«Ormai siamo costretti a creare terapie intensive in corridoio, nelle sale operatorie, nelle stanze di risveglio. Abbiamo sventrato interi reparti d'ospedale per fare posto ai malati gravi. Una delle Sanità migliori del mondo, quella lombarda, è a un passo dal collasso».
Antonio Pesenti, 68 anni, è il coordinatore dell'Unità di crisi di Regione Lombardia per le terapie intensive. Elogiato pubblicamente dallo scienziato Alberto Mantovani come uno dei migliori uomini di scienza italiani, è un medico-rianimatore dai nervi saldi, abituato a governare ogni tipo di emergenza. Ma alle nove di sabato sera, dopo 17 giorni di lavoro senza sosta, la sua voce è rotta dalla stanchezza e dalla preoccupazione: «Se la popolazione non capisce che deve stare a casa, la situazione diventerà catastrofica».
Lei, insieme ai colleghi delle rianimazioni, è l'autore di una lettera durissima diretta al governo di Giuseppe Conte: «Le proiezioni scientifiche sono molto allarmanti». Cosa intende dire?
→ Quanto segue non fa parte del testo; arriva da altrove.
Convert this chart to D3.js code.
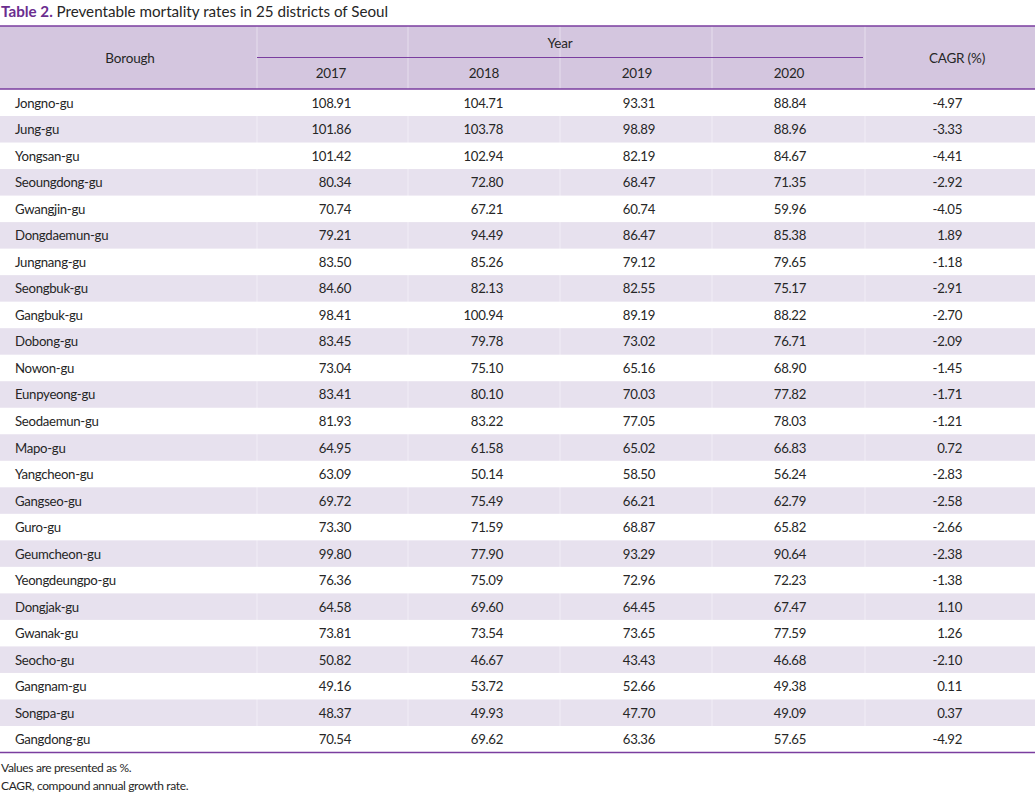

«Il quadro è di gravità tale da richiedere un aumento dei posti in rianimazione fino a dieci volte l'attuale disponibilità. Il numero di ricoverati in ospedale previsto alla data del 26 marzo è di 18 mila malati lombardi, dei quali un numero compreso tra 2.700 e 3.200 richiederà il ricovero in terapia intensiva. Oggi ci sono già oltre mille pazienti tra quelli in rianimazione e quelli che rischiano di aggravarsi da un minuto all'altro. Noi monitoriamo la situazione 24 ore su 24».
Nella lettera parla di rischi non solo per i malati di coronavirus, ma anche per tutti gli altri: «In pericolo c'è la sopravvivenza non solo dei pazienti di Covid-19 — scrivete —, ma anche di quella parte di popolazione che comunque si rivolge al sistema sanitario».
«Finora in Lombardia le ambulanze sono sempre arrivate in 8 minuti, adesso rischiano di non arrivare entro un'ora. Un pericolo enorme per chi ha un infarto, e non solo».
Insomma, il sistema di emergenza-urgenza della Lombardia non è più in grado di garantire gli standard ordinari.
«Purtroppo è la verità. Io non lo dico per allarmare i cittadini, ma per fare capire a tutti che non è il momento di uscire, né di fare shopping né di andare a bere lo spritz, come ormai ripetiamo da giorni. Bisogna modificare i rapporti sociali, con i negozi e i mercati rionali chiusi. A Milano, dove io vivo, almeno finora c'è stata troppa gente inutilmente in giro. Bisogna uscire solo per comprarsi da mangiare».
I posti letto nelle terapie intensive aumentano di giorno in giorno, ma non bastano mai.
«Stiamo creando blocchi Covid-19 ovunque. Ormai sono stati coinvolti tutti i principali ospedali della Lombardia, almeno una cinquantina. Come noto i pazienti contagiati non possono essere mischiati agli altri. Vuol dire avere rianimazioni dove tutto avviene con particolari sistemi di protezione: dall'aria filtrata a medici e infermieri che si vestono e svestono sempre in presenza di un'altra persona per controllare che le procedure siano corrette perché basta una minima distrazione per infettarsi».
In che condizioni state lavorando?
«Lavoriamo bardati per proteggerci dal virus. Dopo 4 ore siamo sudati fradici, i movimenti sono rallentati e dobbiamo uscire dalla rianimazione per idratarci. Noi stiamo facendo tutto il possibile, e anche di più, ma bisogna fermare i contagi. L'unico modo è la prevenzione».
In una delle ultime riunioni con i medici delle terapie intensive c'è chi non è riuscito a trattenere le lacrime.
«Per mestiere siamo abituati a fare fronte a qualunque situazione con sangue freddo. Ma solo chi la sta vivendo in prima linea può capire la drammaticità degli eventi».
È verosimile pensare di trasportare malati gravi nel resto d'Italia?
«Sono pazienti molto complessi da spostare. Sia per le loro condizioni fisiche sia per le protezioni che vanno assunte per non contagiarci. La vedo difficile».